Steve Chapman, Reason:
According to data compiled by Harvard economist Robert Z. Lawrence, the average blue-collar worker’s wages and benefits, adjusted for inflation, have risen by 11 percent under NAFTA. Instead of driving pay scales down, it appears to have pulled them up.
Manufacturing employment has declined, but not because we’re producing less: Manufacturing output has not only expanded, but has expanded far faster than it did in the decade before NAFTA. The problem is that as productivity rises, we can make more stuff with fewer people. That’s not a bad thing.

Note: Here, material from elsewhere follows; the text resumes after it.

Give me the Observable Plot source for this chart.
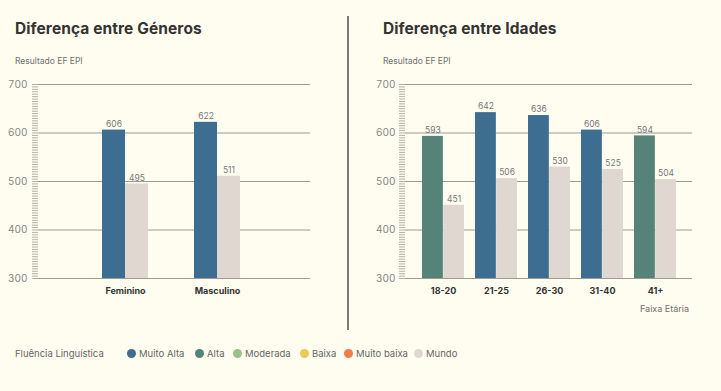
<!DOCTYPE html>
<html><head><meta charset="utf-8">
<script src="https://cdn.jsdelivr.net/npm/d3@7"></script>
<script src="https://cdn.jsdelivr.net/npm/@observablehq/plot@0.6"></script>
<style>
html,body{margin:0;padding:0;background:#fffdf0;}
#wrap{position:relative;width:721px;height:391px;background:#fffdf0;font-family:Inter,"Noto Sans",sans-serif;overflow:hidden;}
.title{position:absolute;font-weight:700;font-size:15.5px;color:#333;letter-spacing:0.1px;}
.sub{position:absolute;font-size:8.5px;color:#6f6f6f;}
.panel{position:absolute;top:0;}
#divider{position:absolute;left:347px;top:16px;width:2px;height:314px;background:#7d7a72;}
#xlabel{position:absolute;left:640px;top:303px;font-size:9px;color:#6f6f6f;}
#legend{position:absolute;left:0;top:348px;width:721px;height:14px;font-size:9.5px;color:#666;}
#legend .item{position:absolute;top:0;display:flex;align-items:center;white-space:nowrap;}
#legend .dot{width:9px;height:9px;border-radius:50%;margin-right:3px;display:inline-block;}
</style></head>
<body><div id="wrap">
<div class="title" style="left:15px;top:19px;">Diferença entre Géneros</div>
<div class="sub" style="left:15px;top:56px;">Resultado EF EPI</div>
<div class="title" style="left:383px;top:19px;">Diferença entre Idades</div>
<div class="sub" style="left:383px;top:56px;">Resultado EF EPI</div>
<div id="divider"></div>
<div class="panel" id="left" style="left:0px;"></div>
<div class="panel" id="right" style="left:360px;"></div>
<div id="xlabel">Faixa Etária</div>
<div id="legend"></div>
</div>
<script>
// Data
const genderCats = ["Feminino", "Masculino"];
const genderScore = [606, 622];
const genderWorld = [495, 511];
const genderLevel = ["Muito Alta", "Muito Alta"];

const ageCats = ["18-20", "21-25", "26-30", "31-40", "41+"];
const ageScore = [593, 642, 636, 606, 594];
const ageWorld = [451, 506, 530, 525, 504];
const ageLevel = ["Alta", "Muito Alta", "Muito Alta", "Muito Alta", "Alta"];

const levels = ["Muito Alta", "Alta", "Moderada", "Baixa", "Muito baixa", "Mundo"];
const levelColors = ["#3d6e91", "#558377", "#9dbf88", "#e8c95a", "#f47c4c", "#e0d8d0"];
const yTicks = [300, 400, 500, 600, 700];

function panel(cats, score, world, level, opts) {
  const data = cats.map((c, i) => ({cat: c, score: score[i], world: world[i], level: level[i]}));
  const half = opts.bandwidth / 2;
  const minor = d3.range(300, 701, 5);
  return Plot.plot({
    width: opts.width, height: 320,
    marginLeft: opts.marginLeft, marginRight: opts.marginRight,
    marginTop: 84, marginBottom: 42,
    style: {background: "transparent", fontFamily: "Inter, 'Noto Sans', sans-serif"},
    x: opts.x,
    y: {domain: [300, 700]},
    color: {domain: levels, range: levelColors},
    marks: [
      Plot.ruleY(yTicks, {stroke: "#9e9b92", strokeWidth: 1.2}),
      Plot.axisY(minor, {tickSize: 6, text: null, stroke: "#b3afa5", strokeWidth: 1}),
      Plot.axisY(yTicks, {tickSize: 0, tickPadding: opts.tickPad, fontSize: 10, fill: "#858585", label: null}),
      Plot.barY(data, {x: "cat", y1: 300, y2: "score", fill: "level", insetRight: half}),
      Plot.barY(data, {x: "cat", y1: 300, y2: "world", fill: () => "Mundo", insetLeft: half}),
      Plot.text(data, {x: "cat", y: "score", text: d => String(d.score), dx: -half / 2, dy: -6, fontSize: 8.5, fill: "#777"}),
      Plot.text(data, {x: "cat", y: "world", text: d => String(d.world), dx: half / 2, dy: -6, fontSize: 8.5, fill: "#777"}),
      Plot.axisX({tickSize: 0, tickPadding: 9, fontSize: 9, fontWeight: 700, fill: "#333", label: null})
    ]
  });
}

const left = panel(genderCats, genderScore, genderWorld, genderLevel, {
  width: 340, marginLeft: 38, marginRight: 30, tickPad: 11, bandwidth: 46,
  x: {domain: genderCats, range: [79, 263], paddingInner: 0.5, paddingOuter: 0.25}
});
document.getElementById("left").appendChild(left);

const right = panel(ageCats, ageScore, ageWorld, ageLevel, {
  width: 361, marginLeft: 45, marginRight: 29, tickPad: 10, bandwidth: 42.3,
  x: {domain: ageCats, paddingInner: 0.21, paddingOuter: 0.28}
});
document.getElementById("right").appendChild(right);

// Legend
const legendX = [127, 195, 233, 300, 344, 414];
const lg = document.getElementById("legend");
const lab = document.createElement("span");
lab.className = "item"; lab.style.left = "15px";
lab.textContent = "Fluência Linguística";
lg.appendChild(lab);
levels.forEach((l, i) => {
  const it = document.createElement("span"); it.className = "item"; it.style.left = legendX[i] + "px";
  const d = document.createElement("span"); d.className = "dot"; d.style.background = levelColors[i];
  const t = document.createElement("span"); t.textContent = l;
  it.appendChild(d); it.appendChild(t); lg.appendChild(it);
});
</script>
</body></html>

In fact, it’s essentially the definition of economic progress.
Cato’s Dan Ikenson, (Fort-Worth) Star Telegram:
Since 1993 (the year before NAFTA), the size of the U.S. economy has grown by 54 percent in real terms; 27 million net new jobs have been created, worker productivity has increased by 39 percent, and real compensation has increased by 23 percent. This economic expansion occurred as U.S. imports increased from $589 billion in 1993 to $1.9 trillion in 2007.
Comparing Texas, another state with a primary tomorrow, to Ohio, The Wall Street Journal’s editors observe that low taxes and flexible labor laws, not trade barriers, are the real key to economic growth and job creation:
Mr. Obama’s claim of one million lost jobs due to trade deals is laughable in Texas, the state most affected by Nafta. Texas has gained 36,000 manufacturing jobs since 2004 and has ranked as the nation’s top exporting state for six years in a row. Its $168 billion of exports in 2007 translate into tens of thousands of jobs. …
Ohio now ranks 47th out of 50 in economic competitiveness, according to the American Legislative Exchange Council. Ohio politicians deplore plant closings even as they impose the third highest corporate income tax in the country (10.5%) and the sixth highest personal income tax (8.87%). …
States with “right to work” laws that make union organizing more difficult had twice the job growth of Ohio and other forced union states from 1995-2005, according to the National Institute for Labor Relations.
On the other hand, Texas is a right to work state and has been adding jobs by the tens of thousands. Nearly 1,000 new plants have been built in Texas since 2005, from the likes of Microsoft, Samsung and Fujitsu. Foreign-owned companies supplied the state with 345,000 jobs. No wonder Texans don’t fear global competition the way some Presidential candidates do.
In a paper for The Heritage Foundation last November, Terry Miller also took issue with the gloom-and-doom storyline that was developing on the campaign trail. He commented:
One of the biggest mistakes of trade opponents is thinking of the global economy in static terms: Jobs lost in the United States must mean jobs gained elsewhere. This representation of trade as a zero sum game is simply not accurate. The U.S. and world economies are dynamic things, growing and evolving daily. Rapid technological advances are driving down the cost in labor of manufacturing around the world. To resist this trend by adopting protectionist measures that subsidize less efficient producers is to buy into a world vision of lower productivity and slower growth, a poorer world in which everyone has less and produces less than they otherwise could.